Do I have to prove that I’m buying a property?
From 1 July 2018, you’ll be able to withdraw your scheme contributions at which point you’ll have 12 months to enter into a contract to purchase or construct a residential home.
You may need to provide a copy of the signed Contract of Sale and Proof of Occupancy certificate if requested by the ATO.
You’ll also be required to occupy the premises for the first 6 of the first 12 months that you purchase the property.
What if I can’t move into the property yet?
There are exceptions to the time period for occupying the property such as in the case of construction.
Between purchasing the block of land and your home being complete, it will take more than 12 months so the ATO will likely accept this.
However, you must enter into the building contract within the 12-month period.
There may be other reasons you cannot move into the property right away such as being overseas or work-related reasons. It’s a matter of providing sufficient evidence to the ATO and speaking with your accountant.
What if I can’t find a property right away?
You can apply for an extension of another 12 months (24 months in total) after withdrawing your funds if you haven’t yet found a property.
You need to seek permission from the Tax Commissioner about this. Your accountant should be able to assist you with this.
What if I can’t find a property right away?
If you can’t find a property and/or don’t sign a Contract of Sale within the first 12 months, you have the option to recontribute the release amount into superannuation.

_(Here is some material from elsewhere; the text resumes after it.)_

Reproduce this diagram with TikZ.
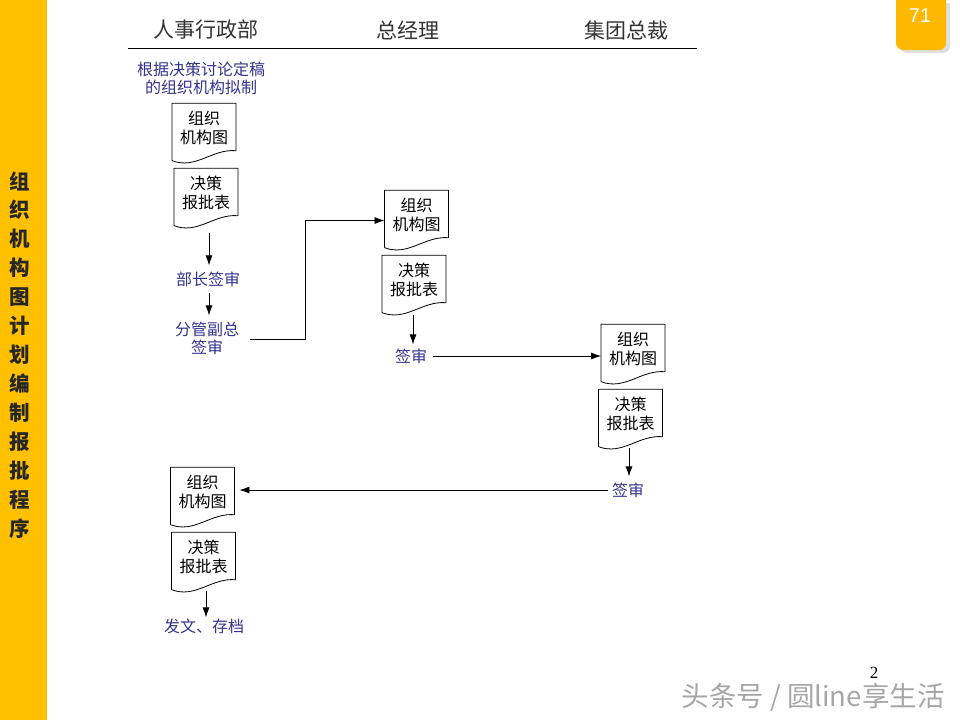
\documentclass[tikz,border=0pt]{standalone}
\usepackage{fontspec}
\setmainfont{Noto Sans CJK SC}
\newfontfamily\latinserif{Liberation Serif}
\newfontfamily\latinsans{Liberation Sans}
\usepackage{tikz}
\usetikzlibrary{arrows.meta,shadows}
\definecolor{bargold}{RGB}{255,192,0}
\definecolor{tabgold}{RGB}{255,184,0}
\definecolor{flowblue}{RGB}{51,51,140}
\tikzset{
  docbox/.style={minimum width=63.5pt,minimum height=60pt,inner sep=0pt,text depth=13pt,align=center,font=\fontsize{16}{19}\selectfont},
  flowlabel/.style={color=flowblue,inner sep=6pt,align=center,font=\fontsize{16}{18}\selectfont},
  headlabel/.style={color=black!80,font=\fontsize{21}{24}\selectfont},
  flowarrow/.style={-{Latex[length=10pt,width=7pt]},color=black,line width=0.8pt}
}
%a sheet with a wavy lower edge, drawn around a node
\newcommand{\wavedoc}[4]{
  \node[docbox] (#1) at (#2,#3) {#4};
  \draw[line width=0.8pt,line join=round] (#1.south west) ++(0pt,3pt) -- (#1.north west) -- (#1.north east)
    -- ([yshift=13pt]#1.south east)
    .. controls ([xshift=-24pt,yshift=15pt]#1.south east) and ([xshift=24pt,yshift=-6pt]#1.south west) .. ([yshift=3pt]#1.south west);
}
\begin{document}
\begin{tikzpicture}[x=1pt,y=-1pt]
\useasboundingbox (0,0) rectangle (960,720);

%left bar with the vertical title
\fill[bargold] (0,0) rectangle (47,720);
\foreach \ch [count=\i] in {组,织,机,构,图,计,划,编,制,报,批,程,序}
  \node[inner sep=0pt,font=\fontsize{20.5}{24}\selectfont\bfseries,color=black!85] (title\i) at (20,{152+29*\i}) {\ch};

%page tab
\fill[tabgold,rounded corners=7pt,drop shadow={shadow xshift=4pt,shadow yshift=-3pt,fill=black!25}]
  (896,0) -- (896,50) -- (946,50) -- (946,0);
\node[color=white,inner sep=0pt,font=\fontsize{20}{24}\selectfont\latinsans] (tabno) at (920,16) {71};

%column heads
\node[headlabel] (headA) at (205.5,30) {人事行政部};
\node[headlabel] (headB) at (408,30) {总经理};
\node[headlabel] (headC) at (626,30) {集团总裁};
\coordinate (ruleL) at (128,48);
\coordinate (ruleR) at (697,48);
\draw[line width=0.8pt] (ruleL) -- (ruleR);

%first column
\node[flowlabel] (draftnote) at (201,78) {根据决策讨论定稿\\的组织机构拟制};
\wavedoc{orgA}{204}{133.5}{组织\\机构图}
\wavedoc{repA}{206}{198.5}{决策\\报批表}
\node[flowlabel] (signDept) at (208,279) {部长签审};
\node[flowlabel] (signVice) at (207,338) {分管副总\\签审};

%second column
\wavedoc{orgB}{416.5}{220.5}{组织\\机构图}
\wavedoc{repB}{414}{285.5}{决策\\报批表}
\node[flowlabel] (signGM) at (411,356) {签审};

%third column
\wavedoc{orgC}{633}{354.5}{组织\\机构图}
\wavedoc{repC}{630.5}{419.5}{决策\\报批表}
\node[flowlabel] (signCEO) at (628,490) {签审};

%back in the first column
\wavedoc{orgD}{202.5}{497.5}{组织\\机构图}
\wavedoc{repD}{203.5}{562.5}{决策\\报批表}
\node[flowlabel] (archive) at (204,626) {发文、存档};

%connectors
\draw[flowarrow,shorten <=4pt] ([xshift=1pt]signDept.north |- repA.south) -- ([xshift=1pt]signDept.north);
\draw[flowarrow] ([xshift=1pt]signDept.south) -- ([xshift=1pt]signDept.south |- signVice.north);
\draw[flowarrow] ([xshift=5pt,yshift=-1pt]signVice.east) -- ++(55pt,0pt) |- (orgB.west);
\draw[flowarrow] ([xshift=2pt,yshift=1pt]signGM.north |- repB.south) -- ([xshift=2pt,yshift=-2pt]signGM.north);
\draw[flowarrow] (signGM.east) -- (signGM.east -| orgC.west);
\draw[flowarrow] ([xshift=1pt,yshift=2pt]signCEO.north |- repC.south) -- ([xshift=1pt]signCEO.north);
\draw[flowarrow] ([xshift=2pt]signCEO.west) -- ([xshift=5pt]signCEO.west -| orgD.east);
\draw[flowarrow] ([xshift=2pt,yshift=2pt]archive.north |- repD.south) -- ([xshift=2pt,yshift=-5pt]archive.north);

%page number and watermark
\node[inner sep=0pt,font=\fontsize{17}{20}\selectfont\latinserif] (pageno) at (874,673) {2};
\node[color=black!35,inner sep=0pt,font=\fontsize{27.5}{30}\selectfont] (mark) at (813,697) {头条号 / 圆line享生活};
\end{tikzpicture}
\end{document}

What else is considered as genuine savings?
Genuine savings is complicated and each lender has their own genuine savings policies!
Apart from regular savings, the following is considered to be genuine savings if they add up to be more than 5% of the purchase price.
For a $600,000 mortgage, that works out to be $30,000:
- Term deposits held for 3 months.
- Shares or managed funds held for 3 months.
- Equity in real estate (varies depending on the lender).
- If you’ve been renting for the last 3 months then some exceptions may apply.
Some banks require 6 months savings history compared to the typical 3 month requirement.